In the last couple of weeks I have gone twice to the Squamish to greet the Pinks and last week had the best Pink fishing I have ever experienced. Went again yesterday, Sept. 1 and found the run is essentially over so I went drive about to look around upstream where I have not been for some years. First stop was Ashlu Creek where a spawning bed was constructed a few years back. Stuffed with spawning Pinks. Great stuff.
Some years ago I read a report on the Squamish salmon runs and there was a little note that there were indications of a very small but continuing run of Sockeye into the Squamish. Rather surprising as the Squamish doesn’t have the geography for Sockeye which normally require a lake downstream of the spawning bed for the young to rear for most of a year.

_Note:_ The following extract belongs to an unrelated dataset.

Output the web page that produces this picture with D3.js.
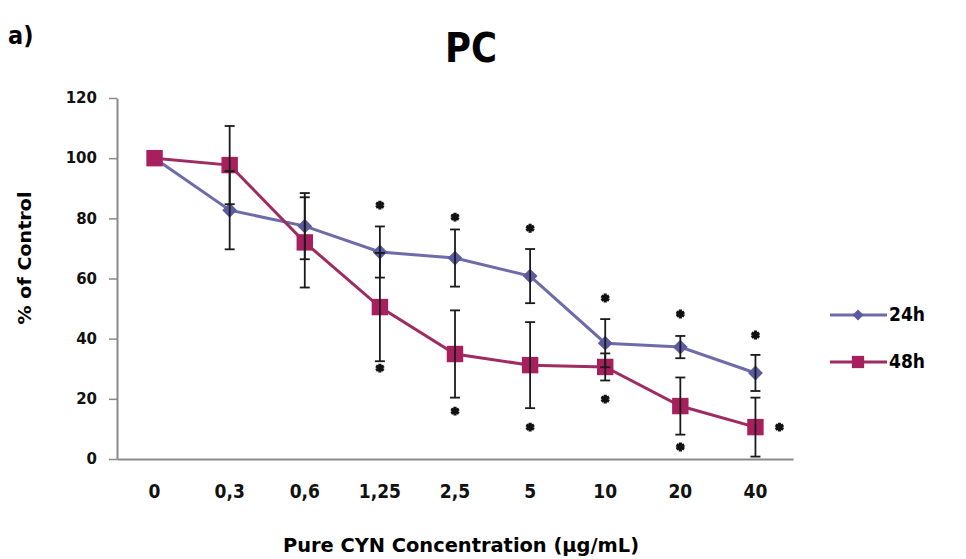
<!DOCTYPE html>
<html>
<head>
<meta charset="utf-8">
<script src="https://cdn.jsdelivr.net/npm/d3@7"></script>
<style>
  body { margin: 0; background: #fff; }
  svg { display: block; }
</style>
</head>
<body>
<svg id="drawing_region"></svg>
<script>
// concentrations (category labels) and % of control per series
const categories = ['0', '0,3', '0,6', '1,25', '2,5', '5', '10', '20', '40'];
const values24h = [100, 82.7, 77.4, 68.8, 66.8, 60.8, 38.5, 37.2, 28.6];
const errors24h = [0, 13, 11, 8.5, 9.5, 9, 8, 3.7, 6];
const values48h = [100, 97.7, 72, 50.5, 34.9, 31.2, 30.6, 17.6, 10.6];
const errors48h = [0, 13, 15, 18, 14.5, 14.3, 4.5, 9.5, 9.8];
// significance stars (value where the star sits, null = none)
const stars24h = [null, null, null, 84.4, 80.4, 76.7, 53.5, 48.2, 41.2];
const stars48h = [null, null, null, 30.2, 15.9, 10.6, 19.9, 4.0, 10.6];
const stars48hBeside = [false, false, false, false, false, false, false, false, true];
const yTicks = [0, 20, 40, 60, 80, 100, 120];
const seriesNames = ['24h', '48h'];

const config = {
    parent: '#drawing_region',
    width: 966,
    height: 559,
    plot: { left: 117, right: 793, top: 98, bottom: 459 }
};

const color24 = '#6d6ca9', mark24 = '#5c5b9f';
const color48 = '#9e2c62', mark48 = '#a81f5e';
const narrow = '"Liberation Sans Narrow", "DejaVu Sans Condensed", "Liberation Sans", sans-serif';

const svg = d3.select(config.parent)
    .attr('width', config.width)
    .attr('height', config.height);

const xscale = d3.scaleBand()
    .domain(categories)
    .range([config.plot.left, config.plot.right]);

const yscale = d3.scaleLinear()
    .domain([0, 120])
    .range([config.plot.bottom, config.plot.top]);

const cx = c => xscale(c) + xscale.bandwidth() / 2;

// y axis
const yaxis = d3.axisLeft(yscale)
    .tickValues(yTicks)
    .tickSize(8)
    .tickSizeOuter(0)
    .tickPadding(12);

const yg = svg.append('g')
    .attr('transform', `translate(${config.plot.left},0)`)
    .call(yaxis);
yg.select('.domain').attr('stroke', '#8a8a8a').attr('stroke-width', 2);
yg.selectAll('.tick line').attr('stroke', '#8a8a8a').attr('stroke-width', 1.5);
yg.selectAll('.tick text')
    .attr('fill', '#111')
    .style('font-family', '"DejaVu Sans", sans-serif')
    .style('font-weight', 'bold')
    .style('font-size', '15px');

// x axis
const xaxis = d3.axisBottom(xscale)
    .tickSize(0)
    .tickSizeOuter(0)
    .tickPadding(26);

const xg = svg.append('g')
    .attr('transform', `translate(0,${config.plot.bottom})`)
    .call(xaxis);
xg.select('.domain').attr('stroke', '#8a8a8a').attr('stroke-width', 2);
xg.selectAll('.tick text')
    .attr('fill', '#111')
    .style('font-family', narrow)
    .style('font-weight', 'bold')
    .style('font-size', '19px');

// titles
svg.append('text')
    .attr('x', 8).attr('y', 44)
    .style('font-family', narrow)
    .style('font-weight', 'bold')
    .style('font-size', '25px')
    .text('a)');

svg.append('text')
    .attr('x', 471).attr('y', 62)
    .attr('text-anchor', 'middle')
    .attr('textLength', 52)
    .attr('lengthAdjust', 'spacingAndGlyphs')
    .style('font-family', narrow)
    .style('font-weight', 'bold')
    .style('font-size', '40px')
    .text('PC');

svg.append('text')
    .attr('x', 461).attr('y', 552)
    .attr('text-anchor', 'middle')
    .attr('textLength', 356)
    .attr('lengthAdjust', 'spacingAndGlyphs')
    .style('font-family', narrow)
    .style('font-weight', 'bold')
    .style('font-size', '19px')
    .text('Pure CYN Concentration (µg/mL)');

svg.append('text')
    .attr('transform', 'translate(31,258) rotate(-90)')
    .attr('text-anchor', 'middle')
    .attr('textLength', 133)
    .attr('lengthAdjust', 'spacingAndGlyphs')
    .style('font-family', narrow)
    .style('font-weight', 'bold')
    .style('font-size', '18px')
    .text('% of Control');

// series
const series = [
    { name: seriesNames[0], values: values24h, errors: errors24h, line: color24, mark: mark24, shape: 'diamond' },
    { name: seriesNames[1], values: values48h, errors: errors48h, line: color48, mark: mark48, shape: 'square' }
];

const line = d3.line()
    .x((d, i) => cx(categories[i]))
    .y(d => yscale(d));

const diamond = d3.symbol().type(d3.symbolSquare).size(110);
const square = d3.symbol().type(d3.symbolSquare).size(270);

series.forEach(s => {
    svg.append('path')
        .datum(s.values)
        .attr('fill', 'none')
        .attr('stroke', s.line)
        .attr('stroke-width', 3)
        .attr('d', line);
});

series.forEach(s => {
    svg.append('g').selectAll('path')
        .data(s.values)
        .join('path')
        .attr('transform', (d, i) => `translate(${cx(categories[i])},${yscale(d)})` + (s.shape === 'diamond' ? ' rotate(45)' : ''))
        .attr('d', s.shape === 'diamond' ? diamond : square)
        .attr('fill', s.mark);
});

// error bars
const capHalf = 5;
series.forEach(s => {
    const eg = svg.append('g')
        .attr('stroke', '#1a1a1a')
        .attr('stroke-width', 1.8);
    s.values.forEach((v, i) => {
        const e = s.errors[i];
        if (!e) return;
        const x = cx(categories[i]);
        const y0 = yscale(v - e), y1 = yscale(v + e);
        eg.append('line').attr('x1', x).attr('x2', x).attr('y1', y0).attr('y2', y1);
        eg.append('line').attr('x1', x - capHalf).attr('x2', x + capHalf).attr('y1', y0).attr('y2', y0);
        eg.append('line').attr('x1', x - capHalf).attr('x2', x + capHalf).attr('y1', y1).attr('y2', y1);
    });
});

// significance stars
const star = d3.symbol().type(d3.symbolAsterisk).size(55);
const starData = [];
stars24h.forEach((v, i) => { if (v !== null) starData.push({ c: categories[i], v: v, beside: false }); });
stars48h.forEach((v, i) => { if (v !== null) starData.push({ c: categories[i], v: v, beside: stars48hBeside[i] }); });

svg.append('g').selectAll('path')
    .data(starData)
    .join('path')
    .attr('transform', d => `translate(${cx(d.c) + (d.beside ? 24 : 0)},${yscale(d.v)})`)
    .attr('d', star)
    .attr('fill', 'none')
    .attr('stroke', '#111')
    .attr('stroke-width', 3.2);

// legend
const legend = svg.append('g');
series.forEach((s, i) => {
    const y = 315 + i * 47;
    legend.append('line')
        .attr('x1', 830).attr('x2', 887)
        .attr('y1', y).attr('y2', y)
        .attr('stroke', s.line)
        .attr('stroke-width', 3);
    legend.append('path')
        .attr('transform', `translate(858,${y})` + (s.shape === 'diamond' ? ' rotate(45)' : ''))
        .attr('d', s.shape === 'diamond' ? d3.symbol().type(d3.symbolSquare).size(60) : d3.symbol().type(d3.symbolSquare).size(150))
        .attr('fill', s.mark);
    legend.append('text')
        .attr('x', 889).attr('y', y + 6)
        .style('font-family', narrow)
        .style('font-weight', 'bold')
        .style('font-size', '19px')
        .text(s.name);
});
</script>
</body>
</html>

A buddy once told me that 40 years ago or so he thinks he saw Sockeye spawning in High Falls Creek alongside the road just past the generating station. High Falls Creek tumbles down the mountainside just beyond the Cheekye Generating Station, crosses under the road, disappears into a small marsh and then runs down a small gravelly stream and dumps into the powerhouse channel. So I went to see what could be seen. The stream alongside the road is quite overgrown and I didn’t try too hard but I managed to peak through the bushes in a couple of places. A small number of Pinks were spawning in the little stream and darned if there wasn’t what looked to me like dead Sockeye. Quite a good sized Sockeye, much larger than the Pinks. That little marsh must do the duty as a rearing lake for the Sockeye. It would be interesting to know how many Sockeye there are in that tiny run if it really exists.